▼
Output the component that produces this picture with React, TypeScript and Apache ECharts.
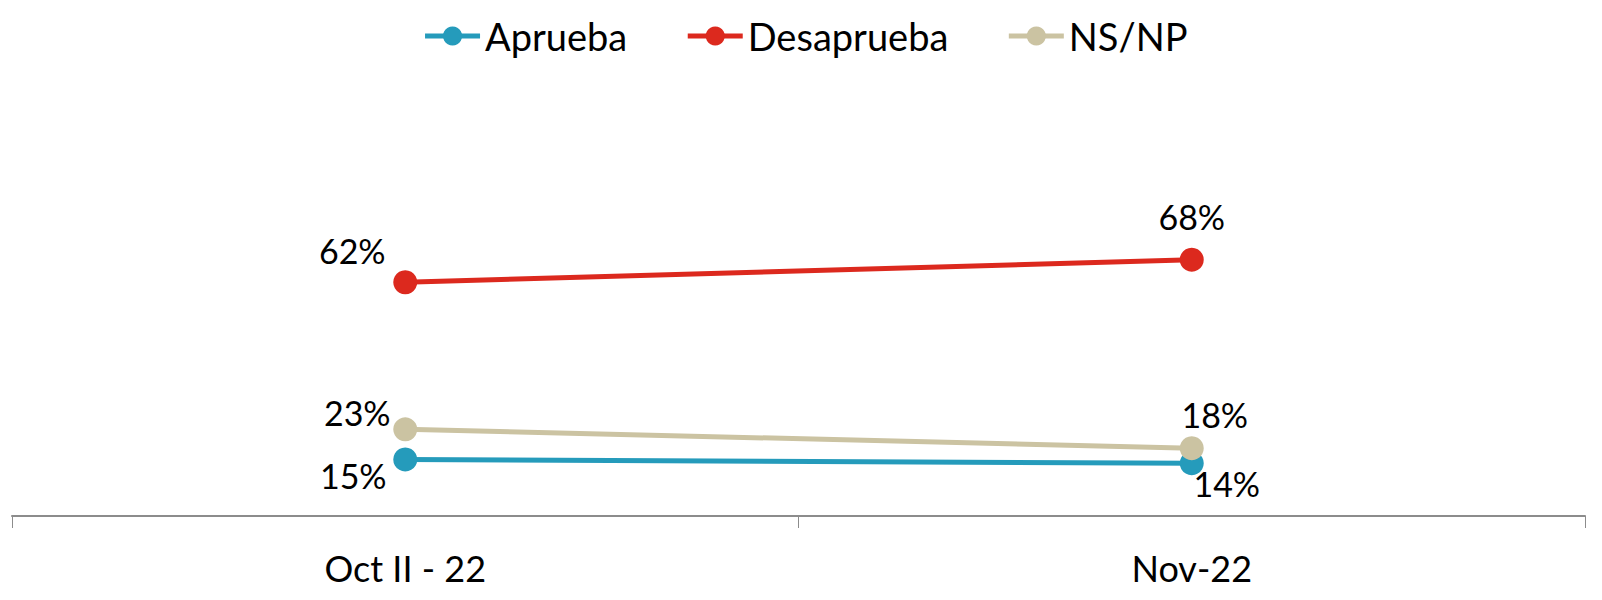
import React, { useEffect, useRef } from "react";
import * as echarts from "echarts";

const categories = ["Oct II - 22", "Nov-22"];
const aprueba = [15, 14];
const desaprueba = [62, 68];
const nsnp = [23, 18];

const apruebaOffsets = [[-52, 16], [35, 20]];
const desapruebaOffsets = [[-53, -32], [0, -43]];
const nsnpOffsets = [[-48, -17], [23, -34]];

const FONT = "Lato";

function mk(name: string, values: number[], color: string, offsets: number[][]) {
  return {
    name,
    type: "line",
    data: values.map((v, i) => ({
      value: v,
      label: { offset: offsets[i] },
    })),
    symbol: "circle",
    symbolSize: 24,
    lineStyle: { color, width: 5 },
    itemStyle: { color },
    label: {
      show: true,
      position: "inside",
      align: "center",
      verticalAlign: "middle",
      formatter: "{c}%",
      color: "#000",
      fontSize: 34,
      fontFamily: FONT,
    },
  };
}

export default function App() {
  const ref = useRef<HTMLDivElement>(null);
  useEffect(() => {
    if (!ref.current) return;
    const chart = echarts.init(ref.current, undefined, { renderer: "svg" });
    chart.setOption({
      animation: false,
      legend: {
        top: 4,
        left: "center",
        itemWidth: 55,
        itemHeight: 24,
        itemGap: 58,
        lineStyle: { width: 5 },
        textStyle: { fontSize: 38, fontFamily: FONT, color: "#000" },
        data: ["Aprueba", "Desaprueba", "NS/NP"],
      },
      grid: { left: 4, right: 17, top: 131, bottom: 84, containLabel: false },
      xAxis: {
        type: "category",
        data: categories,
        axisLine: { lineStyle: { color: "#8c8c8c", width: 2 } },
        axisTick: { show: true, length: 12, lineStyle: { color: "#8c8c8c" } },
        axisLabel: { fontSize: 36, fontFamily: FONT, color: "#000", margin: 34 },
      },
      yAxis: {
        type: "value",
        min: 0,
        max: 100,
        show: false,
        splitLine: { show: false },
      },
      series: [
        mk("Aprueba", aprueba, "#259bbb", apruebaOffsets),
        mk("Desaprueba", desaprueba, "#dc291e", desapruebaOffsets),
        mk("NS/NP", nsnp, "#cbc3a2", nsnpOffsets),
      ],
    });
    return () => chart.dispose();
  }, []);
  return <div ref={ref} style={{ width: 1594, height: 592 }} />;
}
▲
Given instruction: Of the lines in this listing, how many contain "React"? Reply with the number and nothing more.

Written solution: 2